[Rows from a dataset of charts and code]
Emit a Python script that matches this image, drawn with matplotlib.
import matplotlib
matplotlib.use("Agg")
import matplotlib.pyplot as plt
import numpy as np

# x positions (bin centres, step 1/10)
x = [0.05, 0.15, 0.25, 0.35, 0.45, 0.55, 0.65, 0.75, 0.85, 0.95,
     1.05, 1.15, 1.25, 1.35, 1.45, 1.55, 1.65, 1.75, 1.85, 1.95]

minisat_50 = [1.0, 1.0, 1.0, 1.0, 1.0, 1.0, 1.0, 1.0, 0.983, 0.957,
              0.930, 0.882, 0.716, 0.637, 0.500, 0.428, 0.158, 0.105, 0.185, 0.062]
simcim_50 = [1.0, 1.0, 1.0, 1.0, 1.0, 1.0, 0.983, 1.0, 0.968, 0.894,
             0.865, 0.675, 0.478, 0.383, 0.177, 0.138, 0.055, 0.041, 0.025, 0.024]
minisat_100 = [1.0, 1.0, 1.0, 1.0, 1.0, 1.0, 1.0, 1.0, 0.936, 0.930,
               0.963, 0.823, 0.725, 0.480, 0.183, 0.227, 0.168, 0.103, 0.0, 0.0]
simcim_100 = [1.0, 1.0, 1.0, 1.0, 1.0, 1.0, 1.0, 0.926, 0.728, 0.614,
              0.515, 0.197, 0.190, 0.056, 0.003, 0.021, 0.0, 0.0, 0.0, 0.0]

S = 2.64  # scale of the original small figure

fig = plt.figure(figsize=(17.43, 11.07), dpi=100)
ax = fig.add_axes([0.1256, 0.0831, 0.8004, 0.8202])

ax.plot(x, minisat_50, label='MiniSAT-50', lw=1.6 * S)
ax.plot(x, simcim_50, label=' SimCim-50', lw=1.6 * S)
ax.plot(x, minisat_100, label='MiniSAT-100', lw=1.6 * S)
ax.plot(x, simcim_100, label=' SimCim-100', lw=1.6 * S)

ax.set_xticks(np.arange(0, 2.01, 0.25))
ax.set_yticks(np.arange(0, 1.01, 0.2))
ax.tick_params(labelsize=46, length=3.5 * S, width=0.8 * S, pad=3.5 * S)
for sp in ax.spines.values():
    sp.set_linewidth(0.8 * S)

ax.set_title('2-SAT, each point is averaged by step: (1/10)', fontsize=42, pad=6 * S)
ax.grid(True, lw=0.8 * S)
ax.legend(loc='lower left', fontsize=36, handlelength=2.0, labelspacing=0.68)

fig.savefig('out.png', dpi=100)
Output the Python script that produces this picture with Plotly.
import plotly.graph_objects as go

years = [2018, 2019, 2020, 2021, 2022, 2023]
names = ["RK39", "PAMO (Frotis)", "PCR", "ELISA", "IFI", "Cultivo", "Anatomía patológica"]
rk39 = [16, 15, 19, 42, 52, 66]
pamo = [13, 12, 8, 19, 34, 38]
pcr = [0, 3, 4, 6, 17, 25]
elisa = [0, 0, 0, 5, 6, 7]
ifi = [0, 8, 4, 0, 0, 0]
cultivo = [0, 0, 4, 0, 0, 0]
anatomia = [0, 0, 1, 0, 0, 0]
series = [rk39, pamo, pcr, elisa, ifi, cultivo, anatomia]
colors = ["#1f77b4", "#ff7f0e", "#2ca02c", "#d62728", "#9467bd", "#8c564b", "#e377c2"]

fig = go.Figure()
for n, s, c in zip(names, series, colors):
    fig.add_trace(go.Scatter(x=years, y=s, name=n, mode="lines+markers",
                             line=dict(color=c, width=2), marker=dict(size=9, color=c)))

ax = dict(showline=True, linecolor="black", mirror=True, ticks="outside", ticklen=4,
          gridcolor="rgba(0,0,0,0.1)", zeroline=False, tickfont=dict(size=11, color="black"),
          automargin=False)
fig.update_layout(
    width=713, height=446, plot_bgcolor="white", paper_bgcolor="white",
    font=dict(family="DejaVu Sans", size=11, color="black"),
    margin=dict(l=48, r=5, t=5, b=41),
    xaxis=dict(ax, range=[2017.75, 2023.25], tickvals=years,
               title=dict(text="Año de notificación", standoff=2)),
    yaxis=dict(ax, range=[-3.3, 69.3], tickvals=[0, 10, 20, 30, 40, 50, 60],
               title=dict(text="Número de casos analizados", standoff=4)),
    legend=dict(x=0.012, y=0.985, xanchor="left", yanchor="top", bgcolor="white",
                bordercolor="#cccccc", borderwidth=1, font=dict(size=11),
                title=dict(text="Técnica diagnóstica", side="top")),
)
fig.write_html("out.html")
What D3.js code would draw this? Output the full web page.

### What is expected
Return nothing but the lines from the first line of the listing through the line with "1.05, 1.15, 1.25, 1.35, 1.45, 1.55, 1.65, 1.75, 1.85, 1.95]", please, keeping every one of them unchanged.

### Solution for this problem
Emit a Python script that matches this image, drawn with matplotlib.
import matplotlib
matplotlib.use("Agg")
import matplotlib.pyplot as plt
import numpy as np

# x positions (bin centres, step 1/10)
x = [0.05, 0.15, 0.25, 0.35, 0.45, 0.55, 0.65, 0.75, 0.85, 0.95,
     1.05, 1.15, 1.25, 1.35, 1.45, 1.55, 1.65, 1.75, 1.85, 1.95]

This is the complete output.